Asked by writer David Fricke what lessons he took from his time with Hendrix, Gibbons noted that the Seattle-born guitarist "was doing things with the electric guitar that had not even been thought of, that it was not designed for."
"I was playing a Stratocaster, another thing that endeared me to him," he recalled. One night, in the hotel, he said, 'Come check this out.' He was taking the spring off the whammy bar, cutting two [coils] off the spring so you could really push the bar down - just dive bomb."

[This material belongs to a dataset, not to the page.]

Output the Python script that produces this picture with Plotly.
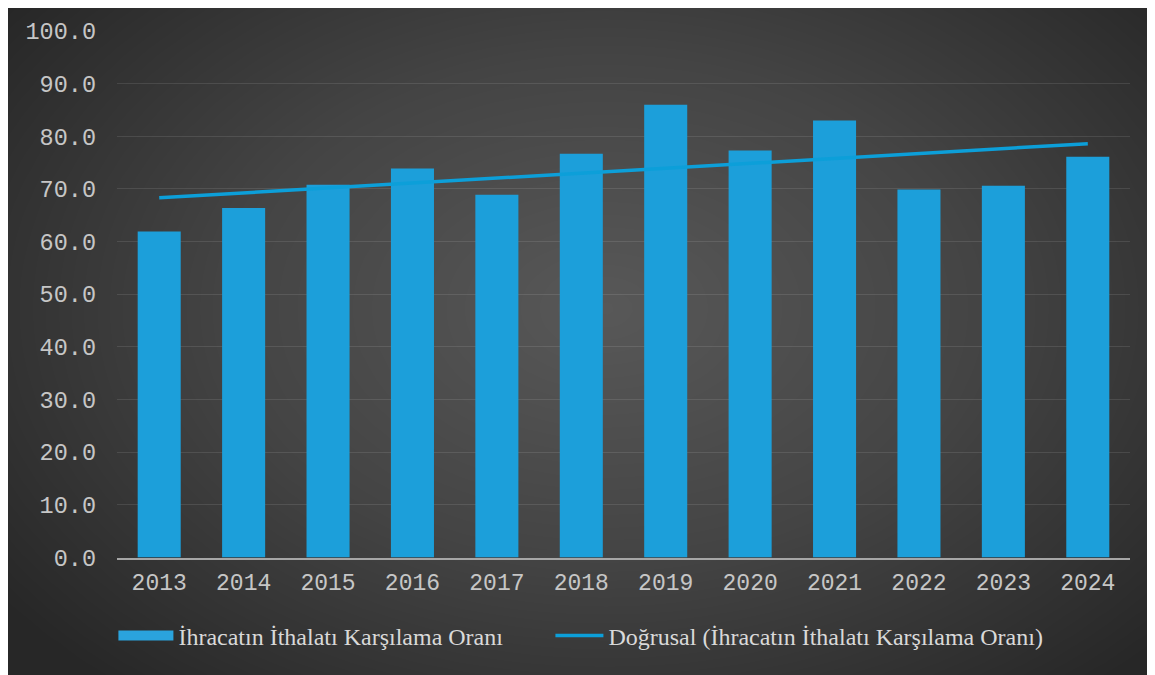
import numpy as np
import plotly.graph_objects as go

years = ["2013", "2014", "2015", "2016", "2017", "2018", "2019", "2020", "2021", "2022", "2023", "2024"]
ratio = [61.9, 66.4, 70.8, 73.9, 68.9, 76.7, 86.0, 77.3, 83.0, 69.9, 70.6, 76.1]
bar_name = "İhracatın İthalatı Karşılama Oranı"
trend_name = "Doğrusal (İhracatın İthalatı Karşılama Oranı)"

# linear trend (least squares) computed from the series
idx = np.arange(len(ratio))
slope, intercept = np.polyfit(idx, ratio, 1)
trend = list(slope * idx + intercept)

# figure is placed by the page at (8, 8); size it to end at the window edge
W, H = 1147, 667
OFF = 8

# radial background gradient (decoration)
nx, ny = 160, 100
gx = np.linspace(0, 1, nx)
gy = np.linspace(0, 1, ny)
X, Y = np.meshgrid(gx, gy)
D = np.sqrt(((X - 0.52) / 0.52) ** 2 + ((Y - 0.55) / 0.6) ** 2)
D = np.clip(D / 1.25, 0, 1)

fig = go.Figure()
fig.add_trace(go.Heatmap(
    x=gx, y=gy, z=D, xaxis="x", yaxis="y",
    colorscale=[[0, "#585858"], [0.5, "#444444"], [1, "#272727"]],
    zmin=0, zmax=1, zsmooth="best", showscale=False, hoverinfo="skip", showlegend=False,
))
fig.add_trace(go.Bar(
    x=years, y=ratio, name=bar_name, xaxis="x2", yaxis="y2",
    marker=dict(color="#1c9fda", line=dict(width=0)),
    showlegend=False, legendgroup="bars",
))
# legend swatch for the bars (wide rectangle like the original)
fig.add_trace(go.Scatter(
    x=[None], y=[None], name=bar_name, mode="lines", xaxis="x2", yaxis="y2",
    line=dict(color="#2aa3dd", width=14), legendgroup="bars", hoverinfo="skip",
    legend="legend",
))
fig.add_trace(go.Scatter(
    x=years, y=trend, name=trend_name, mode="lines", xaxis="x2", yaxis="y2",
    line=dict(color="#0c9fd9", width=3.5), legend="legend2",
))

mono = "Liberation Mono, Courier New, monospace"
serif = "Liberation Serif, Times New Roman, serif"
fig.update_layout(
    width=W, height=H,
    margin=dict(l=0, r=0, t=0, b=0, autoexpand=False),
    paper_bgcolor="#ffffff",
    plot_bgcolor="rgba(0,0,0,0)",
    bargap=0.49,
    showlegend=True,
    xaxis=dict(domain=[0, 1], range=[0, 1], visible=False, fixedrange=True, automargin=False),
    yaxis=dict(domain=[0, 1], range=[0, 1], visible=False, fixedrange=True, automargin=False),
    xaxis2=dict(
        domain=[(117 - OFF) / W, (1130 - OFF) / W], anchor="y2",
        type="category", range=[-0.5, 11.5], automargin=False,
        showgrid=False, showline=True, linecolor="#a6a6a6", linewidth=2,
        ticks="", ticklabelstandoff=3,
        tickfont=dict(family=mono, size=23, color="#c6c6c6"),
    ),
    yaxis2=dict(
        domain=[1 - (557.5 - OFF) / H, 1 - (31 - OFF) / H], anchor="x2",
        range=[0, 100], dtick=10, tickformat=".1f", automargin=False,
        showgrid=True, gridcolor="rgba(255,255,255,0.10)", gridwidth=1.3,
        zeroline=False, showline=False, ticks="", ticklabelstandoff=20,
        tickfont=dict(family=mono, size=23.5, color="#c6c6c6"),
    ),
    legend=dict(
        orientation="h", x=0.0919, xanchor="left", y=0.0585, yanchor="middle",
        bgcolor="rgba(0,0,0,0)",
        font=dict(family=serif, size=24, color="#d9d9d9"),
        itemwidth=55,
    ),
    legend2=dict(
        orientation="h", x=0.4729, xanchor="left", y=0.0585, yanchor="middle",
        bgcolor="rgba(0,0,0,0)",
        font=dict(family=serif, size=24, color="#d9d9d9"),
        itemwidth=48,
    ),
)

fig.write_html("out.html")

"There was the string-bending - how he got that effect in Foxy Lady - and that powerhouse backing of Mitch Mitchell on drums and Noel Redding on bass. Jimi often said, 'Man, isn't it great? I can go from here to the stratosphere, knowing that l've got a rock-solid wall supporting those excursions. Nobody loses the beat. Nobody loses the sense of where the music is going.' From that, I had Dusty and Frank doing much the same, offering a rock-solid foundation: going through the changes but hammering the tonic. That lives on today."